Any insulation job requires the following steps:
1. Install wind-wash protection at the attic perimeter, facing the soffits. You need rigid blocking (made of lumber, cardboard, or rigid foam) to prevent the insulation from spilling into the soffit. Most installations also include a ventilation chute at this location.
2. Do a careful job of air sealing the ceiling before installing any insulation. This step is not optional.
Sharon, if you wan to choose a green insulation, and choose the appropriate material for your application, choose CELLULOSE. Of course following Martin's sound advice.
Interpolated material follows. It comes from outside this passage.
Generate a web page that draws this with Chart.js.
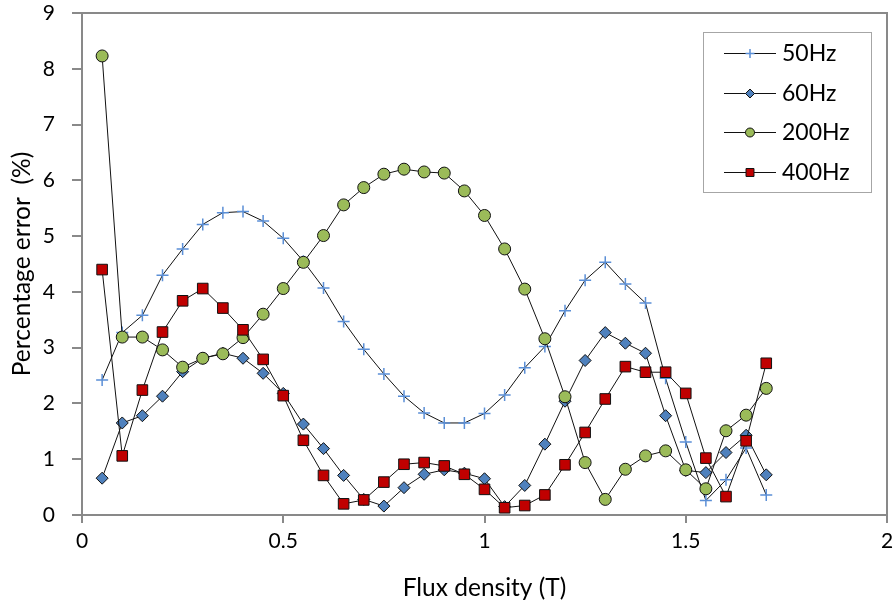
<!DOCTYPE html>
<html>
<head>
<meta charset="utf-8">
<script src="https://cdn.jsdelivr.net/npm/chart.js@4.4.1/dist/chart.umd.min.js"></script>
<style>
  html, body { margin: 0; padding: 0; background: #fff; }
</style>
</head>
<body>
<canvas id="chart" width="896" height="604"></canvas>
<script>
// ── Measured error vs flux density ──────────────────────────────────────────
const flux = [0.05, 0.1, 0.15, 0.2, 0.25, 0.3, 0.35, 0.4, 0.45, 0.5, 0.55, 0.6,
              0.65, 0.7, 0.75, 0.8, 0.85, 0.9, 0.95, 1.0, 1.05, 1.1, 1.15, 1.2,
              1.25, 1.3, 1.35, 1.4, 1.45, 1.5, 1.55, 1.6, 1.65, 1.7]

const err50  = [2.42, 3.27, 3.58, 4.30, 4.77, 5.21, 5.42, 5.44, 5.27, 4.96, 4.55, 4.07,
                3.47, 2.97, 2.53, 2.13, 1.83, 1.65, 1.65, 1.82, 2.15, 2.64, 3.02, 3.66,
                4.21, 4.53, 4.14, 3.80, 2.45, 1.31, 0.26, 0.63, 1.20, 0.36]
const err60  = [0.66, 1.65, 1.78, 2.13, 2.57, 2.81, 2.90, 2.81, 2.54, 2.18, 1.63, 1.19,
                0.71, 0.28, 0.16, 0.49, 0.73, 0.81, 0.75, 0.65, 0.15, 0.53, 1.27, 2.04,
                2.77, 3.27, 3.08, 2.90, 1.78, 0.80, 0.76, 1.12, 1.43, 0.72]
const err200 = [8.23, 3.19, 3.19, 2.96, 2.65, 2.81, 2.89, 3.18, 3.60, 4.06, 4.53, 5.01,
                5.56, 5.87, 6.11, 6.20, 6.15, 6.13, 5.81, 5.37, 4.77, 4.05, 3.16, 2.12,
                0.94, 0.28, 0.82, 1.06, 1.15, 0.81, 0.47, 1.51, 1.79, 2.27]
const err400 = [4.40, 1.06, 2.24, 3.28, 3.84, 4.06, 3.71, 3.32, 2.79, 2.14, 1.34, 0.71,
                0.20, 0.27, 0.59, 0.91, 0.94, 0.88, 0.73, 0.46, 0.13, 0.17, 0.36, 0.90,
                1.48, 2.08, 2.66, 2.56, 2.56, 2.18, 1.02, 0.33, 1.33, 2.72]

const seriesNames = ['50Hz', '60Hz', '200Hz', '400Hz']

const axisGrey = '#898989'
const ink      = '#000'
const family   = "Lato, 'Liberation Sans', sans-serif"

Chart.defaults.font.family = family
Chart.defaults.font.size   = 21
Chart.defaults.color       = ink

const pts = ys => ys.map((y, i) => ({ x: flux[i], y }))

// ── Plot frame (top + right edges of the plot area) ─────────────────────────
const frame = {
  id: 'frame',
  beforeDatasetsDraw(chart) {
    const { ctx, chartArea: a } = chart
    ctx.save()
    ctx.strokeStyle = axisGrey
    ctx.lineWidth = 2
    ctx.beginPath()
    ctx.moveTo(a.left, a.top)
    ctx.lineTo(a.right, a.top)
    ctx.lineTo(a.right, a.bottom)
    ctx.stroke()
    ctx.restore()
  },
}

// ── Boxed legend with line + marker samples ─────────────────────────────────
const boxLegend = {
  id: 'boxLegend',
  afterDraw(chart) {
    const { ctx, chartArea: a } = chart
    const w = 168, h = 160
    const x0 = a.right - 16 - w
    const y0 = a.top + 19
    ctx.save()
    ctx.fillStyle = '#fff'
    ctx.fillRect(x0, y0, w, h)
    ctx.strokeStyle = '#a6a6a6'
    ctx.lineWidth = 1
    ctx.strokeRect(x0 + 0.5, y0 + 0.5, w, h)

    chart.data.datasets.forEach((ds, i) => {
      const y = Math.round(y0 + 21 + i * 39.5) + 0.5
      ctx.strokeStyle = ds.borderColor
      ctx.lineWidth = 1
      ctx.beginPath()
      ctx.moveTo(x0 + 21, y)
      ctx.lineTo(x0 + 73, y)
      ctx.stroke()

      ctx.fillStyle = ds.pointBackgroundColor
      ctx.strokeStyle = ds.pointBorderColor
      ctx.lineWidth = ds.pointBorderWidth
      Chart.helpers.drawPoint(ctx, {
        pointStyle: ds.pointStyle,
        radius: ds.pointRadius * 0.75,
        rotation: 0,
        borderWidth: ds.pointBorderWidth,
      }, x0 + 47, y)

      ctx.fillStyle = ink
      ctx.font = '23px ' + family
      ctx.textBaseline = 'middle'
      ctx.textAlign = 'left'
      ctx.fillText(ds.label, x0 + 79, y)
    })
    ctx.restore()
  },
}

const line = { borderColor: '#111', borderWidth: 1, tension: 0, fill: false }

new Chart(document.getElementById('chart'), {
  type: 'line',
  data: {
    datasets: [
      { ...line, label: seriesNames[0], data: pts(err50), order: 4,
        pointStyle: 'cross', pointRadius: 6, pointBorderWidth: 1.5,
        pointBackgroundColor: '#5b8fd6', pointBorderColor: '#5b8fd6' },
      { ...line, label: seriesNames[1], data: pts(err60), order: 3,
        pointStyle: 'rectRot', pointRadius: 6, pointBorderWidth: 1,
        pointBackgroundColor: '#4f81bd', pointBorderColor: '#111' },
      { ...line, label: seriesNames[2], data: pts(err200), order: 2,
        pointStyle: 'circle', pointRadius: 6, pointBorderWidth: 1,
        pointBackgroundColor: '#9bbb59', pointBorderColor: '#111' },
      { ...line, label: seriesNames[3], data: pts(err400), order: 1,
        pointStyle: 'rect', pointRadius: 7.5, pointBorderWidth: 1,
        pointBackgroundColor: '#c00000', pointBorderColor: '#111' },
    ],
  },
  options: {
    responsive: false,
    animation: false,
    layout: { padding: { top: 13, right: 9, left: 0, bottom: 0 } },
    plugins: {
      legend: { display: false },
      tooltip: { enabled: false },
    },
    scales: {
      x: {
        type: 'linear',
        min: 0, max: 2,
        afterFit: s => { s.height = 89; s.paddingLeft = 0; s.paddingRight = 0 },
        ticks: { stepSize: 0.5, padding: 6, maxRotation: 0, color: ink, callback: v => String(v) },
        grid: { drawOnChartArea: false, drawTicks: true, tickLength: 8, color: axisGrey, lineWidth: 2 },
        border: { color: axisGrey, width: 2 },
        title: { display: true, text: 'Flux density (T)', color: ink, font: { size: 24.5 },
                 padding: { top: 0, bottom: 1 } },
      },
      y: {
        min: 0, max: 9,
        afterFit: s => { s.width = 82; s.paddingTop = 0; s.paddingBottom = 0 },
        ticks: { stepSize: 1, padding: 17, color: ink },
        grid: { drawOnChartArea: false, drawTicks: true, tickLength: 10, color: axisGrey, lineWidth: 2 },
        border: { color: axisGrey, width: 2 },
        title: { display: true, text: 'Percentage error  (%)', color: ink, font: { size: 24.5 },
                 padding: { top: 7, bottom: 0 } },
      },
    },
  },
  plugins: [frame, boxLegend],
})
</script>
</body>
</html>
Just to clarify, this roof is Mexican style (barrel shaped) concrete tiles laid on skip sheathing.with no bird stop or eave closures ---the bottom tile, next to the eave, is open ---.nothing to block air or moisture movement from passing through .... or blown insulation from being blown out during application.
Sharon,
First, install ventilation chutes. Then install wind-wash dams.
Or you can use a product like AccuVent -- install both at once.
"rat infestation"
"no bird stop or eave closures"
First, you need heavy hardware critter proof screening, prior to any foam baffled that critters would chuckle about as they went thru it to re-infest whatever new insulation is installed.
AJ,
Rats can squeeze through holes the size of a quarter, so I wouldn't want to be the contractor assigned to that job.